A antiga sala da casa de Vera Lúcia Martins Lisboa, a tia Verinha, se transformou em uma biblioteca que hoje conta com um acervo de mais de dois mil livros. Não se trata de uma biblioteca convencional: não há limite de prazo para a entrega do volume, tampouco anota-se para quem o empréstimo foi feito. A ideia é que os leitores se atentem para a importância da coletividade, da responsabilidade e da sensação de pertencimento a uma comunidade, onde é preciso zelar pelo patrimônio público e pelo bem estar dos moradores. “Antes o projeto era dentro da minha casa. Hoje a minha casa é dentro do projeto”, diz orgulhosa a líder comunitária, referindo-se à proporção que o projeto tomou.
A casa aberta à comunidade fica localizada no bairro Conjunto Paulo VI, na região nordeste da capital. Mas não é só a sala da tia Verinha que é aberta aos moradores. A cearense de Juazeiro do Norte, que veio para Belo Horizonte aos 19 anos, abriu outros cômodos do seu lar. Na garagem, dez crianças passam o dia sob os seus cuidados. São crianças cujas mães não têm com quem deixar os filhos e precisam sair para trabalhar.

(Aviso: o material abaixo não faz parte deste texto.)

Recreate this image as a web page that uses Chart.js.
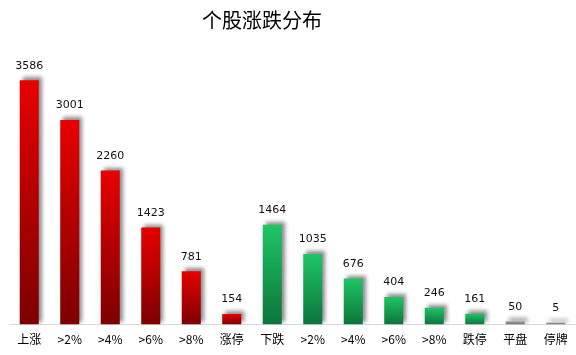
<!DOCTYPE html>
<html>
<head>
<meta charset="utf-8">
<script src="https://cdn.jsdelivr.net/npm/chart.js@4/dist/chart.umd.min.js"></script>
<style>
  html, body { margin: 0; padding: 0; background: #fff; }
  #wrap { width: 576px; height: 355px; }
</style>
</head>
<body>
<div id="wrap"><canvas id="c"></canvas></div>
<script>
const categories = ["上涨", ">2%", ">4%", ">6%", ">8%", "涨停", "下跌", ">2%", ">4%", ">6%", ">8%", "跌停", "平盘", "停牌"];
const counts = [3586, 3001, 2260, 1423, 781, 154, 1464, 1035, 676, 404, 246, 161, 50, 5];
// colour group per bar: up / down / flat
const groups = ["up", "up", "up", "up", "up", "up", "down", "down", "down", "down", "down", "down", "flat", "flat"];

const palette = {
  up: ["#e80000", "#7c0000"],
  down: ["#1fc566", "#0c743b"],
  flat: ["#a8a8a8", "#6a6a6a"]
};

// gradient from top of each bar down to the axis
function barFill(context) {
  const chart = context.chart;
  const y = chart.scales.y;
  const c = palette[groups[context.dataIndex]];
  if (!chart.chartArea || !y) return c[0];
  const top = Math.min(y.getPixelForValue(counts[context.dataIndex]), y.getPixelForValue(0) - 2);
  const bottom = y.getPixelForValue(0);
  const g = chart.ctx.createLinearGradient(0, top, 0, bottom);
  g.addColorStop(0, c[0]);
  g.addColorStop(1, c[1]);
  return g;
}

const barShadow = {
  id: "barShadow",
  beforeDatasetDraw(chart) {
    const ctx = chart.ctx;
    ctx.save();
    ctx.shadowColor = "rgba(0,0,0,0.45)";
    ctx.shadowBlur = 4;
    ctx.shadowOffsetX = 3;
    ctx.shadowOffsetY = -3;
  },
  afterDatasetDraw(chart) {
    chart.ctx.restore();
  }
};

const valueLabels = {
  id: "valueLabels",
  afterDatasetsDraw(chart) {
    const ctx = chart.ctx;
    const meta = chart.getDatasetMeta(0);
    ctx.save();
    ctx.font = "11px 'DejaVu Sans'";
    ctx.fillStyle = "#111";
    ctx.textAlign = "center";
    ctx.textBaseline = "bottom";
    meta.data.forEach((bar, i) => {
      ctx.fillText(String(counts[i]), bar.x, bar.y - 9);
    });
    ctx.restore();
  }
};

const titleText = {
  id: "titleText",
  afterDraw(chart) {
    const ctx = chart.ctx;
    ctx.save();
    ctx.font = "20px 'Noto Sans CJK SC'";
    ctx.fillStyle = "#000";
    ctx.textAlign = "center";
    ctx.textBaseline = "middle";
    ctx.fillText("个股涨跌分布", 262, 20);
    ctx.restore();
  }
};

new Chart(document.getElementById("c"), {
  type: "bar",
  data: {
    labels: categories,
    datasets: [{
      data: counts,
      backgroundColor: barFill,
      barPercentage: 0.47,
      categoryPercentage: 1,
      minBarLength: 2
    }]
  },
  options: {
    responsive: true,
    maintainAspectRatio: false,
    animation: false,
    layout: { padding: { top: 52, left: 9, right: 0, bottom: 0 } },
    plugins: { legend: { display: false }, title: { display: false }, tooltip: { enabled: false } },
    scales: {
      x: {
        grid: { display: false, drawTicks: false },
        border: { display: true, color: "#d9d9d9", width: 1 },
        ticks: { color: "#000", padding: 8, maxRotation: 0, autoSkip: false, font: { size: 12, family: "'Noto Sans CJK SC'" } }
      },
      y: { display: false, min: 0, max: 4000 }
    }
  },
  plugins: [barShadow, valueLabels, titleText]
});
</script>
</body>
</html>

E ali, naquele espaço, elas brincam, se divertem, recebem carinho, assistem desenho, pintam, são alimentadas e também descansam. Além da “creche”, na garagem são ofertadas aulas de balé e de informática aos sábados.
Tia Verinha, como é conhecida na comunidade, não mede esforços para transformar a realidade dos moradores. E é principalmente por meio dos livros que ela acredita na mudança. Aos 23 anos ela começou a comprar alguns exemplares e desde então nunca mais parou. É uma daquelas pessoas que acredita que uma biblioteca pode transformar o mundo. “Um biblioteca cheia de livros é algo lindo de se ver. Mas ver as prateleiras vazias é ainda melhor”, disse a líder comunitária, comentando o fato de ver seus livros serem emprestados sem ter certeza se eles serão mesmo devolvidos.
A vontade de ver cada vez mais pessoas lendo fez com que o projeto da biblioteca se expandisse e ganhasse um ponto de leitura no bairro. O local escolhido foi o Centro de Prevenção à Criminalidade (CPC) Ribeiro de Abreu, onde funcionam os programas Fica Vivo! e Mediação de Conflitos, da Secretaria de Estado de Segurança Pública (Sesp). A parceria entre o CPC e os projetos da Tia Verinha é de longa data.
CPC Ribeiro de Abreu
A sala de espera para atendimento do CPC Ribeiro de Abreu era sem graça. Vazia. Apenas algumas cadeiras. Ali faltava cor e estímulo. Foi então que a Verinha, juntamente com a gestora do centro, Daniela Patrícia Miranda, pensaram em disponibilizar livros para que as pessoas que procuram os atendimentos diariamente pudessem ter acessos aos materiais.
O espaço ganhou prateleiras e centenas de histórias. Agora cerca de duzentos volumes compõem o ambiente. E a lógica do empréstimo é a mesma: leve para casa, leia e devolva no seu tempo, sem pressa. E engana-se quem pensa que ali estão dispostos livros velhos, daqueles que não despertam a atenção e que foram doados porque ninguém já nem olha mais pra eles. Nas prateleiras há Monteiro Lobato, Érico Veríssimo, José de Alencar, Luís Fernando Veríssimo, Machado de Assis, o mineiro Maurício Xavier, entre outras centenas de autores, que inclui a contemporânea J. K. Rowling, criadora de Harry Potter.
Segundo Daniela, as lideranças comunitárias são essenciais para os Centros de Prevenção à Criminalidade. “Nós construímos os planejamentos com as lideranças e com as comunidades. A gente não consegue chegar a todo mundo. São as lideranças que conseguem este alcance. O CPC não faz nada sozinho. Aqui, a tia Verinha é fundamental para o nosso trabalho”, ressaltou a gestora.
Programas Mediação de Conflitos e Fica Vivo!
O programa Mediação de Conflitos da Secretaria de Segurança Pública (Sesp) atua há dez anos em comunidades marcadas por altos índices de criminalidade violenta, para encontrar formas pacíficas de resolução de litígios. Espera-se que ao trabalhar o conflito de um sujeito, o resultado, consequentemente, também gere impacto positivo nos índices de criminalidade da comunidade.
Já o Fica Vivo! é um programa de controle de homicídios em territórios de alta vulnerabilidade social e elevados índices de violência. Opera com base em análises da dinâmica social das violências e investe em projetos de base local em rede com outras instituições dos territórios, oferece oficinas culturais, esportivas e faz atendimentos psicossociais. O Programa Fica Vivo! tem como público adolescentes e jovens de 12 a 24 anos.